Anglican bishops allow their churches to choose among approved liturgies. Presently, many Anglican churches, including Restoration, have been using the 1979 Book of Common Prayer (Rite II). In 2009, the College of Bishops commissioned a Liturgy Task Force (LTF) to develop a renewed Prayer Book. The hope is that as our denomination grows, we can become more unified in our form of worship while contextualizing local services under the discernment of the Rector (lead pastor) and Bishop. The LTF is nearing the completion of this impressive work.
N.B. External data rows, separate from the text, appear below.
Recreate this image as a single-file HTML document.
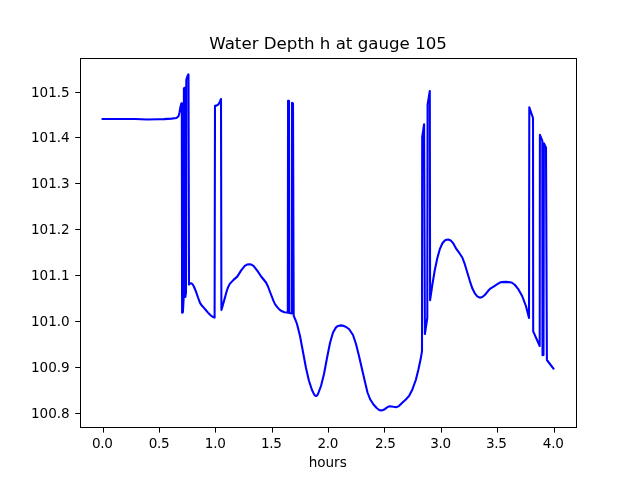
<!DOCTYPE html>
<html lang="en">
<head>
<meta charset="utf-8">
<title>Water Depth h at gauge 105</title>
<style>
html,body{margin:0;padding:0;background:#ffffff;}
body{width:640px;height:480px;overflow:hidden;font-family:"DejaVu Sans","Liberation Sans",sans-serif;}
svg{display:block;}
</style>
</head>
<body>
<svg width="640" height="480" viewBox="0 0 640 480">
<rect x="0" y="0" width="640" height="480" fill="#ffffff"/>
<g clip-path="url(#ax)"><path d="M102.60,119.00 L120.00,119.00 L135.00,119.05 L147.00,119.50 L158.00,119.30 L164.00,119.10 L171.50,118.60 L176.50,118.00 L178.50,116.30 L179.50,112.50 L180.50,106.80 L181.30,103.60 L181.80,103.20 L182.10,312.80 L182.90,312.20 L183.30,305.00 L183.60,299.50 L183.90,88.40 L185.00,87.60 L185.40,296.90 L186.00,292.00 L186.30,79.80 L187.40,76.20 L188.30,74.40 L188.50,74.50 L189.00,284.60 L190.00,283.60 L191.30,283.20 L192.60,284.20 L194.00,286.75 L196.00,291.60 L198.00,297.50 L200.00,302.80 L202.00,305.80 L204.00,307.90 L206.00,310.20 L208.00,312.60 L210.00,314.80 L212.50,316.80 L214.60,317.60 L215.00,105.80 L216.50,105.60 L218.20,104.60 L219.60,102.40 L221.00,99.00 L221.40,310.00 L221.90,308.40 L224.10,300.60 L226.60,291.40 L228.20,287.00 L229.75,283.90 L233.50,279.90 L237.25,276.60 L241.00,270.60 L244.75,265.90 L247.00,264.60 L249.10,264.20 L251.30,264.60 L253.50,265.80 L257.25,270.60 L261.00,276.25 L266.00,282.50 L268.00,286.50 L269.75,291.25 L273.50,300.80 L275.00,304.20 L277.25,307.10 L279.50,309.60 L282.00,311.30 L284.50,312.20 L287.00,312.50 L287.80,312.60 L288.05,100.80 L289.00,100.90 L289.20,313.00 L291.80,313.40 L292.05,102.80 L293.00,103.60 L293.70,315.80 L295.50,320.00 L297.00,324.00 L300.00,336.00 L303.00,352.00 L306.00,368.00 L309.00,381.00 L312.00,390.00 L314.20,394.60 L315.30,395.80 L316.20,396.00 L317.20,395.30 L318.00,394.00 L321.00,386.00 L324.00,374.00 L327.00,358.00 L330.00,343.00 L333.00,332.50 L336.00,327.40 L338.00,325.90 L340.00,325.40 L342.50,325.60 L345.00,326.40 L349.00,329.00 L353.00,335.00 L356.00,344.00 L359.00,356.00 L362.00,369.00 L365.00,382.00 L367.50,392.50 L370.00,399.00 L373.30,404.20 L376.70,408.00 L379.20,410.00 L381.00,410.40 L382.50,410.20 L384.20,409.60 L386.70,407.60 L388.50,406.60 L390.00,406.30 L393.30,406.80 L396.70,407.20 L399.20,405.80 L402.50,402.50 L405.80,399.50 L409.20,395.80 L412.50,389.20 L415.80,380.00 L418.30,370.00 L420.80,358.30 L422.00,351.00 L422.20,137.00 L424.10,124.20 L424.90,334.00 L427.30,318.00 L427.60,104.60 L429.80,91.00 L430.10,300.20 L432.30,285.00 L434.80,270.00 L437.30,258.30 L439.80,249.20 L442.30,243.50 L444.80,240.50 L446.50,239.70 L448.20,239.50 L450.70,240.40 L453.20,243.30 L456.50,249.20 L459.80,253.70 L462.30,257.50 L464.80,264.20 L467.30,272.50 L469.80,280.80 L472.30,288.30 L474.80,293.30 L477.30,296.30 L479.80,297.70 L482.30,297.00 L484.80,295.00 L488.20,290.80 L490.70,288.30 L494.00,286.30 L497.30,284.20 L499.50,282.80 L501.60,282.10 L506.00,281.90 L511.60,282.50 L514.75,284.75 L518.50,289.40 L522.25,296.25 L526.00,306.25 L529.00,318.00 L529.30,107.30 L533.00,118.00 L533.20,331.30 L539.70,346.00 L539.90,134.90 L542.30,140.60 L542.50,355.20 L543.50,355.00 L543.90,143.20 L546.00,147.80 L546.90,360.00 L553.40,368.60" fill="none" stroke="#0000ff" stroke-width="2.08" stroke-linejoin="round" stroke-linecap="square"/></g>
<defs><clipPath id="ax"><rect x="80.5" y="58.5" width="496" height="369"/></clipPath></defs>
<g fill="#000000" shape-rendering="crispEdges">
<rect x="80" y="58" width="1" height="370"/>
<rect x="576" y="58" width="1" height="370"/>
<rect x="80" y="58" width="497" height="1"/>
<rect x="80" y="427" width="497" height="1"/>
</g>
<g fill="#000000">
<rect x="103" y="428" width="1" height="4.6"/>
<rect x="159" y="428" width="1" height="4.6"/>
<rect x="215" y="428" width="1" height="4.6"/>
<rect x="272" y="428" width="1" height="4.6"/>
<rect x="328" y="428" width="1" height="4.6"/>
<rect x="384" y="428" width="1" height="4.6"/>
<rect x="441" y="428" width="1" height="4.6"/>
<rect x="497" y="428" width="1" height="4.6"/>
<rect x="554" y="428" width="1" height="4.6"/>
<rect x="75.2" y="413" width="4.8" height="1"/>
<rect x="75.2" y="367" width="4.8" height="1"/>
<rect x="75.2" y="321" width="4.8" height="1"/>
<rect x="75.2" y="275" width="4.8" height="1"/>
<rect x="75.2" y="229" width="4.8" height="1"/>
<rect x="75.2" y="183" width="4.8" height="1"/>
<rect x="75.2" y="137" width="4.8" height="1"/>
<rect x="75.2" y="92" width="4.8" height="1"/>
</g>
<g font-family="'DejaVu Sans', 'Liberation Sans', sans-serif" fill="#000000">
<g font-size="13.55px" text-anchor="middle">
<text x="102.30" y="448.0" letter-spacing="-0.3">0.0</text>
<text x="159.10" y="448.0" letter-spacing="-0.3">0.5</text>
<text x="215.20" y="448.0" letter-spacing="-0.3">1.0</text>
<text x="271.25" y="448.0" letter-spacing="-0.3">1.5</text>
<text x="327.80" y="448.0" letter-spacing="-0.3">2.0</text>
<text x="385.30" y="448.0" letter-spacing="-0.3">2.5</text>
<text x="440.50" y="448.0" letter-spacing="-0.3">3.0</text>
<text x="496.30" y="448.0" letter-spacing="-0.3">3.5</text>
<text x="553.20" y="448.0" letter-spacing="-0.3">4.0</text>
<text x="327.7" y="467">hours</text>
</g>
<g font-size="13.55px" text-anchor="end">
<text x="69.7" y="417.6">100.8</text>
<text x="69.7" y="371.6">100.9</text>
<text x="69.7" y="325.6">101.0</text>
<text x="69.7" y="279.6">101.1</text>
<text x="69.7" y="233.6">101.2</text>
<text x="69.7" y="187.6">101.3</text>
<text x="69.7" y="141.6">101.4</text>
<text x="69.7" y="96.6">101.5</text>
</g>
<text x="328.1" y="48.5" font-size="16.67px" text-anchor="middle">Water Depth h at gauge 105</text>
</g>
</svg>
</body>
</html>
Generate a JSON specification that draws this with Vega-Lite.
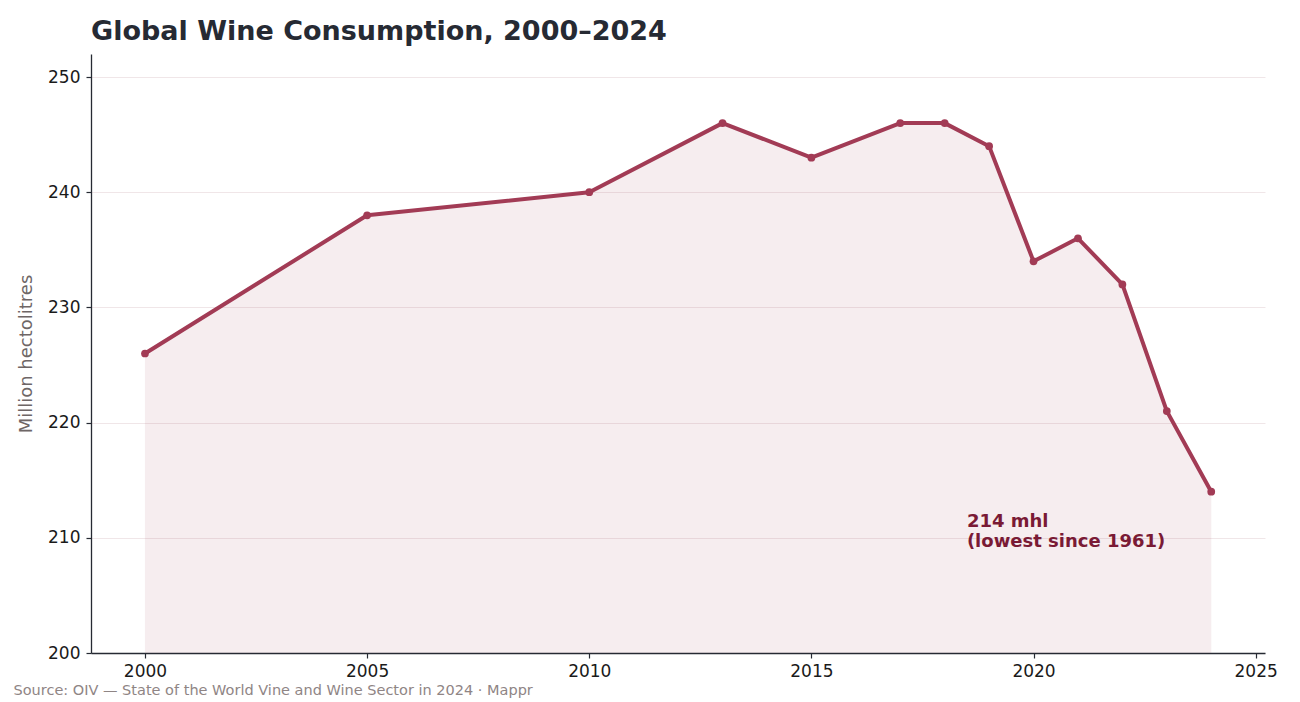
{
  "$schema": "https://vega.github.io/schema/vega-lite/v6.json",
  "width": 1174,
  "height": 599,
  "autosize": {"type": "none"},
  "padding": {"left": 91, "top": 54, "right": 35, "bottom": 49},
  "background": "white",
  "config": {
    "font": "DejaVu Sans",
    "view": {"stroke": null}
  },
  "title": {
    "text": "Global Wine Consumption, 2000–2024",
    "anchor": "start",
    "frame": "group",
    "font": "DejaVu Sans",
    "fontSize": 27,
    "fontWeight": "bold",
    "color": "#262a33",
    "offset": 8
  },
  "datasets": {
    "consumption": [
      {"year": 2000, "mhl": 226},
      {"year": 2005, "mhl": 238},
      {"year": 2010, "mhl": 240},
      {"year": 2013, "mhl": 246},
      {"year": 2015, "mhl": 243},
      {"year": 2017, "mhl": 246},
      {"year": 2018, "mhl": 246},
      {"year": 2019, "mhl": 244},
      {"year": 2020, "mhl": 234},
      {"year": 2021, "mhl": 236},
      {"year": 2022, "mhl": 232},
      {"year": 2023, "mhl": 221},
      {"year": 2024, "mhl": 214}
    ],
    "notes": [
      {"year": 2018.5, "mhl": 211.4, "label": ["214 mhl", "(lowest since 1961)"]}
    ]
  },
  "data": {"name": "consumption"},
  "encoding": {
    "x": {
      "field": "year",
      "type": "quantitative",
      "scale": {"domain": [1998.785, 2025.21], "nice": false, "zero": false},
      "axis": {
        "values": [2000, 2005, 2010, 2015, 2020, 2025],
        "format": "d",
        "grid": false,
        "domainColor": "#262a33",
        "domainWidth": 1.3,
        "tickColor": "#262a33",
        "tickSize": 5,
        "tickWidth": 1.2,
        "labelFontSize": 17,
        "labelColor": "#1a1a1a",
        "labelPadding": 5,
        "title": "Source: OIV — State of the World Vine and Wine Sector in 2024 · Mappr",
        "titleFontSize": 14.5,
        "titleFontWeight": "normal",
        "titleColor": "#8f8585",
        "titleAnchor": "start",
        "titleAlign": "left",
        "titleX": -78,
        "titleY": 37,
        "titleBaseline": "middle"
      }
    },
    "y": {
      "field": "mhl",
      "type": "quantitative",
      "scale": {"domain": [200, 252], "nice": false, "zero": false},
      "axis": {
        "values": [200, 210, 220, 230, 240, 250],
        "grid": true,
        "gridColor": "#f0e6e8",
        "gridWidth": 1,
        "domainColor": "#262a33",
        "domainWidth": 1.3,
        "tickColor": "#262a33",
        "tickSize": 5,
        "tickWidth": 1.2,
        "labelFontSize": 17,
        "labelColor": "#1a1a1a",
        "labelPadding": 6,
        "title": "Million hectolitres",
        "titleFontSize": 18,
        "titleFontWeight": "normal",
        "titleColor": "#6e6666",
        "titlePadding": 12
      }
    }
  },
  "layer": [
    {
      "mark": {"type": "area", "color": "#a23b55", "opacity": 0.085, "stroke": "#a23b55", "strokeWidth": 0.6, "strokeOpacity": 0.06},
      "encoding": {"y2": {"datum": 200}}
    },
    {
      "mark": {"type": "line", "color": "#a23b55", "strokeWidth": 4, "strokeJoin": "round", "strokeCap": "round"}
    },
    {
      "mark": {"type": "point", "filled": true, "shape": "circle", "size": 60, "color": "#a23b55", "opacity": 1}
    },
    {
      "data": {"name": "notes"},
      "mark": {"type": "text", "align": "left", "baseline": "middle", "fontSize": 18, "fontWeight": "bold", "color": "#7a1a35", "lineHeight": 20.5},
      "encoding": {"text": {"field": "label"}}
    }
  ]
}
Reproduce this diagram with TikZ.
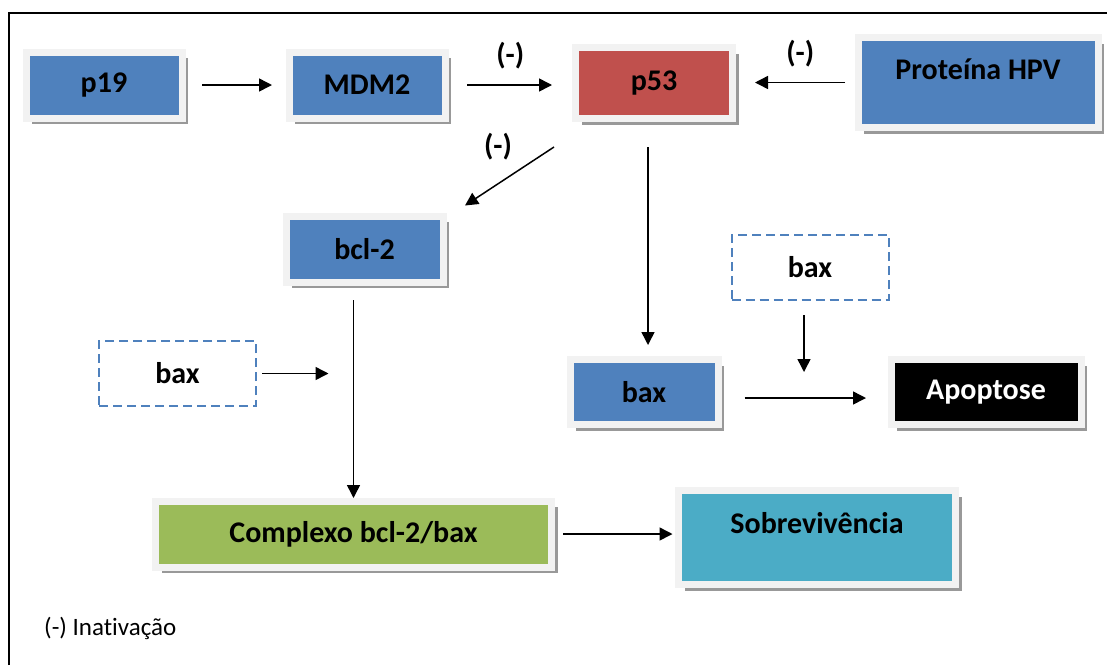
\documentclass[tikz,border=0pt]{standalone}
\usepackage{fontspec}
\setmainfont[Ligatures=NoCommon]{Carlito}
\usepackage{tikz}
\usetikzlibrary{arrows.meta,shadows,positioning}
\definecolor{boxblue}{HTML}{4F81BD}
\definecolor{boxred}{HTML}{C0504D}
\definecolor{boxgreen}{HTML}{9BBB59}
\definecolor{boxteal}{HTML}{4BACC6}
\newcommand\bxfont{\fontsize{30}{35}\selectfont\bfseries}
\newcommand\lgfont{\fontsize{25}{30}\selectfont}

\begin{document}
\begin{tikzpicture}[
  x=1pt, y=-1pt,
  cbox/.style={rectangle, fill=#1, draw=black!5, line width=7pt, outer sep=0pt,
               drop shadow={shadow xshift=6pt, shadow yshift=-6pt, fill=black!40, opacity=1},
               minimum width=156pt, minimum height=66pt, font=\bxfont},
  dbox/.style={rectangle, draw=boxblue, line width=2pt, dash pattern=on 9pt off 5pt,
               outer sep=0pt, minimum width=157pt, minimum height=65pt, font=\bxfont},
  arr/.style={-{Triangle[length=13pt,width=13pt]}, line width=1.5pt},
  lbl/.style={font=\bxfont, inner sep=0pt}
]
\useasboundingbox (0,0) rectangle (1107,665);

%% Frame
\draw[line width=1.8pt] (9,665) -- (9,13) -- (1107,13);

%% Top row
\node[cbox=boxblue] (p19) at (104,85) {p19};
\node[cbox=boxblue] (mdm) at (367,85) {MDM2};
\node[cbox=boxred, minimum width=157pt, minimum height=71pt] (p53) at (654,83) {p53};
\node[cbox=boxblue, minimum width=240pt, minimum height=90pt, text depth=26pt] (hpv) at (978,82.5) {Proteína HPV};

%% Middle
\node[cbox=boxblue, minimum width=157pt] (bcl) at (364.5,249) {bcl-2};
\node[dbox] (baxl) at (177.5,373.5) {bax};
\node[dbox] (baxr) at (810,267.5) {bax};
\node[cbox=boxblue, minimum width=148pt, minimum height=65pt] (bax) at (644,392) {bax};
\node[cbox=black, text=white, minimum width=190pt, minimum height=65pt] (apop) at (986,392) {Apoptose};

%% Bottom
\node[cbox=boxgreen, minimum width=396pt] (cplx) at (353.5,534) {Complexo bcl-2/bax};
\node[cbox=boxteal, minimum width=277pt, minimum height=94pt, text depth=30pt] (sobr) at (817,537.5) {Sobrevivência};

%% Arrows
\draw[arr, shorten <=20pt, shorten >=17pt] (p19) -- (mdm);
\draw[arr, shorten <=22pt, shorten >=23.5pt] (mdm.east) -- (mdm.east -| p53.west)
  node[lbl, midway, above=15pt] {(-)};
\draw[arr, shorten <=13pt, shorten >=22.5pt] (hpv.west) -- (hpv.west -| p53.east)
  node[lbl, midway, above=15pt, xshift=5pt] {(-)};
\draw[arr] ([xshift=-21.5pt, yshift=-28.5pt]p53.south west) -- ([xshift=22pt, yshift=10.5pt]bcl.north east)
  node[lbl, midway, above=15pt, xshift=-11.5pt] {(-)};
\draw[arr, shorten <=28.5pt, shorten >=14.5pt] ([xshift=-6pt]p53.south) -- ([xshift=-6pt]p53.south |- bax.north);
\draw[arr, shorten <=18pt, shorten >=3pt] (bcl.south -| cplx.north) -- (cplx.north);
\draw[arr, shorten <=6pt, shorten >=25pt] (baxl.east) -- (baxl.east -| cplx.north);
\draw[arr, shorten <=15pt, shorten >=20pt] ([xshift=-6pt]baxr.south) -- ([xshift=-6pt]baxr.south |- bax.east);
\draw[arr, shorten <=26.5pt, shorten >=25pt] ([yshift=-6pt]bax.east) -- ([yshift=-6pt]apop.west);
\draw[arr, shorten <=11.5pt, shorten >=6pt] (cplx.east) -- (cplx.east -| sobr.west);

%% Legend
\node[font=\lgfont, anchor=west, inner sep=0pt] (legend) at (44,628) {(-) Inativação};

\end{tikzpicture}
\end{document}
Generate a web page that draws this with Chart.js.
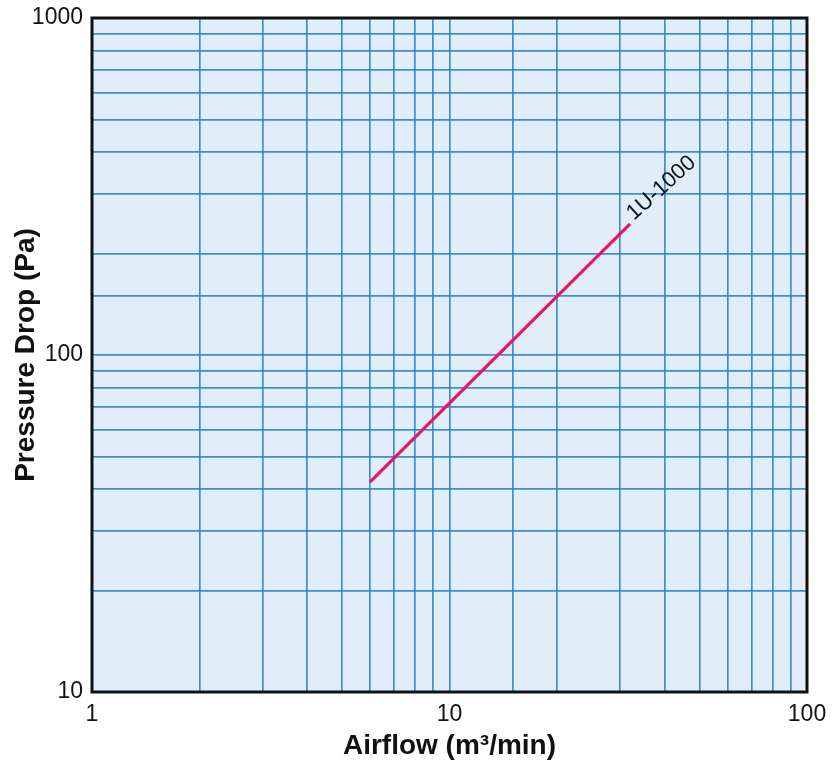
<!DOCTYPE html>
<html>
<head>
<meta charset="utf-8">
<script src="https://cdn.jsdelivr.net/npm/chart.js@4/dist/chart.umd.min.js"></script>
<style>
  html, body { margin: 0; padding: 0; background: #ffffff; }
  #wrap { width: 832px; height: 763px; position: relative; }
</style>
</head>
<body>
<div id="wrap"><canvas id="c" width="832" height="763"></canvas></div>
<script>
// ---- Data ----
const seriesName = '1U-1000';
const airflow = [6, 32];          // m3/min
const pressureDrop = [42, 245];   // Pa
const xTickLabels = [1, 10, 100];
const yTickLabels = [10, 100, 1000];
const xTitle = 'Airflow (m³/min)';
const yTitle = 'Pressure Drop (Pa)';

const FONT = "'Liberation Sans', Arial, Helvetica, sans-serif";

const areaPlugin = {
  id: 'areaPlugin',
  beforeDraw(chart) {
    const {ctx, chartArea: a} = chart;
    ctx.save();
    ctx.fillStyle = '#e1eef9';
    ctx.fillRect(a.left, a.top, a.right - a.left, a.bottom - a.top);
    ctx.restore();
  },
  afterDraw(chart) {
    const {ctx, chartArea: a, scales} = chart;
    ctx.save();
    ctx.strokeStyle = '#111111';
    ctx.lineWidth = 3;
    ctx.strokeRect(a.left, a.top, a.right - a.left, a.bottom - a.top);
    // series label at end of line
    const n = airflow.length - 1;
    const px = scales.x.getPixelForValue(airflow[n]);
    const py = scales.y.getPixelForValue(pressureDrop[n]);
    ctx.translate(px + 4, py - 3);
    ctx.rotate(-42 * Math.PI / 180);
    ctx.fillStyle = '#111111';
    ctx.font = '22px ' + FONT;
    ctx.textAlign = 'left';
    ctx.textBaseline = 'alphabetic';
    ctx.fillText(seriesName, 0, 0);
    ctx.restore();
  }
};

new Chart(document.getElementById('c'), {
  type: 'line',
  data: {
    datasets: [{
      label: seriesName,
      data: airflow.map((x, i) => ({x: x, y: pressureDrop[i]})),
      borderColor: '#e8175d',
      borderWidth: 3.2,
      pointRadius: 0,
      fill: false,
      tension: 0
    }]
  },
  options: {
    responsive: false,
    animation: false,
    devicePixelRatio: 1,
    layout: { padding: { top: 18, right: 25, left: 0, bottom: 0 } },
    plugins: { legend: { display: false }, tooltip: { enabled: false } },
    scales: {
      x: {
        type: 'logarithmic',
        min: 1, max: 100,
        afterFit(s) { s.height = 71; s.paddingLeft = 0; s.paddingRight = 0; },
        grid: { color: 'rgba(42,132,205,0.9)', lineWidth: 1.7, drawTicks: false },
        border: { display: false },
        ticks: {
          autoSkip: false,
          maxRotation: 0,
          padding: 9,
          color: '#111111',
          font: { family: FONT, size: 23 },
          callback(v) { return xTickLabels.includes(v) ? String(v) : ''; }
        },
        title: {
          display: true,
          text: xTitle,
          color: '#111111',
          font: { family: FONT, size: 28, weight: 'bold' },
          padding: { top: 0, bottom: 0 }
        }
      },
      y: {
        type: 'logarithmic',
        min: 10, max: 1000,
        afterFit(s) { s.width = 92; s.paddingTop = 0; s.paddingBottom = 0; },
        grid: { color: 'rgba(42,132,205,0.9)', lineWidth: 1.7, drawTicks: false },
        border: { display: false },
        ticks: {
          autoSkip: false,
          padding: 9,
          color: '#111111',
          font: { family: FONT, size: 23 },
          callback(v) { return yTickLabels.includes(v) ? String(v) : ''; }
        },
        title: {
          display: true,
          text: yTitle,
          color: '#111111',
          font: { family: FONT, size: 28, weight: 'bold' },
          padding: { top: 9, bottom: 0 }
        }
      }
    }
  },
  plugins: [areaPlugin]
});
</script>
</body>
</html>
Our bishop, Bishop Stewart, has recently asked all of the churches in the Upper Midwest to use the ACNA’s “Renewed Ancient” liturgy throughout Easter Season. This liturgy is what will appear in the ACNA’s published Prayer Book in 2019. I’m very excited about this. And actually, if you were at our Easter service, you’ve already heard it! Much of the language is similar to what we’ve known. (If you would like to see a detailed comparison of the BCP ’79 and ACNA Renewed Ancient liturgy, check out this chart.) Among other things, using this liturgy will be a beautiful sign of unity among our regional churches.
As you hear these prayers each week, especially the communion prayers, I invite you to listen carefully for the story of salvation and hope of glory; stand firm in your faith knowing that Christians are joining in our prayers from across time and throughout the world; and be strengthened by Christ himself as he mysteriously nourishes you through his Word and at his Table.